7. Fabrication, Machinability, and Formability

• Cutting: Both grades machine similarly to other mild steels; blade wear is low. Because DC05 is optimized for forming, burr formation and edge fracturing during shearing and trimming are reduced if processed per supplier guidance.
• Bending/forming: DC05 provides a larger safe process window for severe bending, deep drawing, and ironing: lower springback, better edge stretchability, and reduced earing tendencies. DC04 is excellent for general deep drawing and bending but may be marginal in processes pushing maximum draw ratios.
• Finishing: Surface quality—cleanliness, low oxide scale, and controlled roughness—matters more for DC05 when targeting ultra-deep drawing and tight cosmetic tolerances. Lubrication and blank geometry that account for the enhanced drawability of DC05 can enable thinner gauges and longer tool life.
• Punching/nibbling: DC05’s lower inclusion content reduces the risk of micro-cracking at cut edges under subsequent forming.

8. Typical Applications

Selection rationale: - Choose DC04 where a balance of formability, strength, and cost is appropriate and where forming demands are high but within standard deep-drawing limits. - Choose DC05 where forming processes are at the limits (very high draw ratios, complex geometry, tight cosmetic requirements) and the process benefits from the tighter chemistry and cleaner microstructure.

9. Cost and Availability

• DC04: Widely available from many producers, offered in a range of gauges and coil widths, and typically priced competitively due to its broad use.
• DC05: Produced in more specialized runs; may incur a premium for tighter chemical control and enhanced surface/cleanliness specifications.
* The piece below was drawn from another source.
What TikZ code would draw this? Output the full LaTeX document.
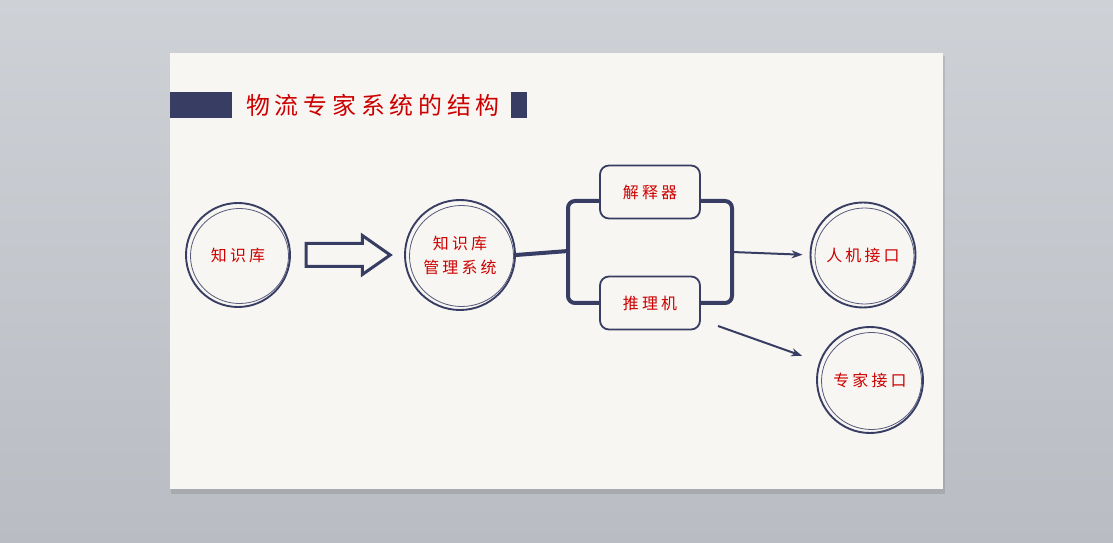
\documentclass[tikz,border=0pt]{standalone}
\usepackage{fontspec}
\usepackage{tikz}
\usetikzlibrary{
  arrows.meta,
  positioning,
  shapes.arrows,
  calc,
}
\newfontfamily\handcjk[LetterSpace=20]{Noto Sans CJK SC}
\definecolor{ink}{HTML}{383D63}
\definecolor{redpen}{HTML}{CC0000}
\definecolor{paper}{HTML}{F8F6F2}
\definecolor{deskTop}{HTML}{CED1D6}
\definecolor{deskBot}{HTML}{B9BDC3}
\tikzset{
  sketchcircle/.style={
    circle, draw=ink, line width=1.9bp, inner sep=0pt, minimum size=#1,
    align=center, text=redpen, font=\handcjk\fontsize{16}{24}\selectfont,
  },
  innerRing/.style={draw=ink!85, line width=0.8bp},
  modulebox/.style={
    rectangle, rounded corners=9bp, draw=ink, line width=1.8bp, fill=paper,
    minimum width=100bp, minimum height=53bp,
    text=redpen, font=\handcjk\fontsize{16}{24}\selectfont,
  },
  titlebar/.style={rectangle, fill=ink, inner sep=0pt, minimum height=26bp},
  bracketLine/.style={line width=4bp, draw=ink, rounded corners=7bp},
  arrowThin/.style={
    -{Stealth[length=11bp,width=8bp]}, line width=2bp, draw=ink,
  },
}

\begin{document}
\begin{tikzpicture}[x=1bp,y=-1bp]

% desk and slide
\fill[top color=deskTop, bottom color=deskBot] (0,0) rectangle (1113,543);
\fill[black, opacity=0.10] (171,56) rectangle (945,494);
\fill[paper] (170,53) rectangle (943,489);

% title
\node[titlebar, minimum width=62bp] (barL) at (201,105) {};
\node[titlebar, minimum width=16bp] (barR) at (519,105) {};
\node[text=redpen, font=\handcjk\fontsize{24}{28}\selectfont] (title) at (373,105) {物流专家系统的结构};

% circles and boxes
\node[sketchcircle=104bp] (kb) at (238,255) {知识库};
\node[sketchcircle=110bp] (kbms) at (460,255) {知识库\\管理系统};
\node[modulebox] (interp) at (650,192) {解释器};
\node[modulebox] (infer) at (650,303) {推理机};
\node[sketchcircle=105bp] (hmi) at (863,255) {人机接口};
\node[sketchcircle=106bp] (expert) at (870,380) {专家接口};

\foreach \n/\r in {kb/49, kbms/52, hmi/49.5, expert/50}
  \draw[innerRing] ($(\n.center)+(1.5,1)$) ellipse [x radius=\r, y radius=\r-1.5];

% block arrow
\node[single arrow, draw=ink, line width=3bp, fill=paper,
      minimum height=84bp, inner xsep=0pt, inner ysep=10bp,
      single arrow head extend=8bp, single arrow tip angle=70]
      (feed) at (340,255) {};

% brackets and links
\coordinate (split) at (568,251);
\coordinate (join) at (732,252);
\coordinate (tail) at (718,326);
\draw[line width=4bp, draw=ink] (kbms.east) -- (split);
\draw[bracketLine] ($(interp.west)+(0,9)$) -| (split) |- (infer.west);
\draw[bracketLine] ($(interp.east)+(0,9)$) -| (join) |- (infer.east);
\draw[arrowThin, shorten >=7bp] (join) -- (hmi.west);
\draw[arrowThin, shorten >=18bp] (tail) -- (expert);

\end{tikzpicture}
\end{document}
Availability is good from major suppliers but may be more limited in some regional markets or in very large thickness ranges.
• Product forms: Both grades are commonly supplied as cold-rolled, annealed, and pickled sheet/coil; coated variants (electro-galvanized, hot-dip galvanized) are available from many manufacturers, often to order.

10. Summary and Recommendation

Recommendation: - Choose DC05 if your manufacturing process requires maximum uniform elongation and minimal springback for ultra-deep-drawing or highly complex stamped geometries, or if your application demands the most consistent formability and surface quality under extreme deformation. - Choose DC04 if you require excellent deep-drawing performance with somewhat higher availability and lower material cost, and where forming requirements are substantial but do not push the absolute limits of drawability.
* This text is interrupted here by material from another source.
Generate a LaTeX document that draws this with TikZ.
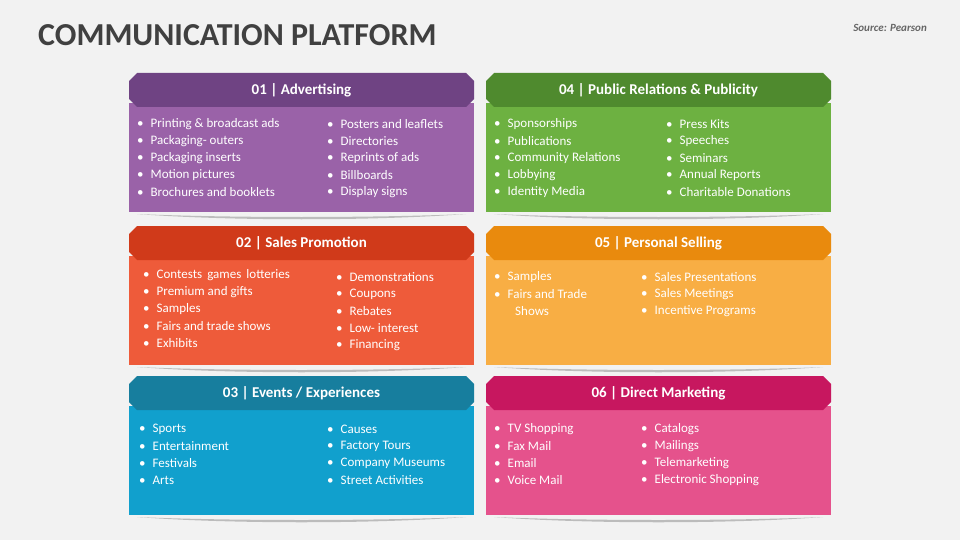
\documentclass[tikz,border=0pt]{standalone}
\usepackage{fontspec}
\setmainfont{Carlito}
\begin{document}
\begin{tikzpicture}[x=1pt,y=-1pt,
  itm/.style={anchor=west,text=white,font=\fontsize{13}{15}\selectfont,inner sep=0pt},
  hdr/.style={text=white,font=\bfseries\fontsize{15}{17}\selectfont}]
\definecolor{bg}{HTML}{F2F2F2}
\fill[bg] (0,0) rectangle (960,540);
\useasboundingbox (0,0) rectangle (960,540);
\node[anchor=west,text=black!75,font=\bfseries\fontsize{32}{36}\selectfont,inner sep=0pt] (title) at (38,35) {COMMUNICATION PLATFORM};
\node[anchor=east,text=black!60,font=\bfseries\itshape\fontsize{11}{13}\selectfont,inner sep=0pt] (src) at (927,28) {Source: Pearson};
% panel macro: #1 x, #2 y, #3 header color, #4 body color, #5 title, #6 name
\newcommand{\panel}[6]{%
  \fill[black!40,opacity=0.6] (#1+8,#2+141) .. controls (#1+100,#2+145) and (#1+245,#2+145) .. (#1+337,#2+141) .. controls (#1+245,#2+148) and (#1+100,#2+148) .. cycle;
  \fill[#4] (#1,#2+30) rectangle (#1+345,#2+139);
  \fill[#3] (#1+8,#2) -- (#1+337,#2) -- (#1+345,#2+8) -- (#1+345,#2+26) -- (#1+337,#2+34) -- (#1+8,#2+34) -- (#1,#2+26) -- (#1,#2+8) -- cycle;
  \node[hdr] (#6) at (#1+172.5,#2+17) {#5};}
\newcommand{\col}[4]{% x,y,name,items
  \foreach \t [count=\i] in {#4} {
    \node[itm] (#3\i) at (#1,#2+17*\i-17) {\textbullet\hspace{7pt}\t};}}
\definecolor{h1}{HTML}{6F4383}\definecolor{b1}{HTML}{9A62A8}
\definecolor{h4}{HTML}{4F8A2E}\definecolor{b4}{HTML}{6DB141}
\definecolor{h2}{HTML}{D03A1A}\definecolor{b2}{HTML}{EE5B3A}
\definecolor{h5}{HTML}{E98A0D}\definecolor{b5}{HTML}{F8AE44}
\definecolor{h3}{HTML}{177E9E}\definecolor{b3}{HTML}{11A0CD}
\definecolor{h6}{HTML}{C7175F}\definecolor{b6}{HTML}{E5528C}
\panel{129}{73}{h1}{b1}{01 | Advertising}{t1}
\panel{486}{73}{h4}{b4}{04 | Public Relations \& Publicity}{t4}
\panel{129}{226}{h2}{b2}{02 | Sales Promotion}{t2}
\panel{486}{226}{h5}{b5}{05 | Personal Selling}{t5}
\panel{129}{376}{h3}{b3}{03 | Events / Experiences}{t3}
\panel{486}{376}{h6}{b6}{06 | Direct Marketing}{t6}
\col{137}{124}{a}{Printing \& broadcast ads,Packaging- outers,Packaging inserts,Motion pictures,Brochures and booklets}
\col{327}{124}{b}{Posters and leaflets,Directories,Reprints of ads,Billboards,Display signs}
\col{494}{124}{c}{Sponsorships,Publications,Community Relations,Lobbying,Identity Media}
\col{666}{124}{d}{Press Kits,Speeches,Seminars,Annual Reports,Charitable Donations}
\col{143}{275}{e}{Contests\, games\, lotteries,Premium and gifts,Samples,Fairs and trade shows,Exhibits}
\col{336}{277}{f}{Demonstrations,Coupons,Rebates,Low- interest,Financing}
\col{494}{277}{g}{Samples,Fairs and Trade}
\node[itm] (g3) at (515,311) {Shows};
\col{641}{277}{h}{Sales Presentations,Sales Meetings,Incentive Programs}
\col{139}{429}{i}{Sports,Entertainment,Festivals,Arts}
\col{327}{429}{j}{Causes,Factory Tours,Company Museums,Street Activities}
\col{494}{429}{k}{TV Shopping,Fax Mail,Email,Voice Mail}
\col{641}{429}{l}{Catalogs,Mailings,Telemarketing,Electronic Shopping}
\end{tikzpicture}
\end{document}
Final note: Actual mechanical properties, chemical limits, and available surface treatments depend on the specific supplier’s product specification and the governing delivery standard (such as EN 10130). For critical applications, request mill certificates, perform trial forming, and consult the steelmaker’s datasheets to match grade, surface, and coating to the intended manufacturing process.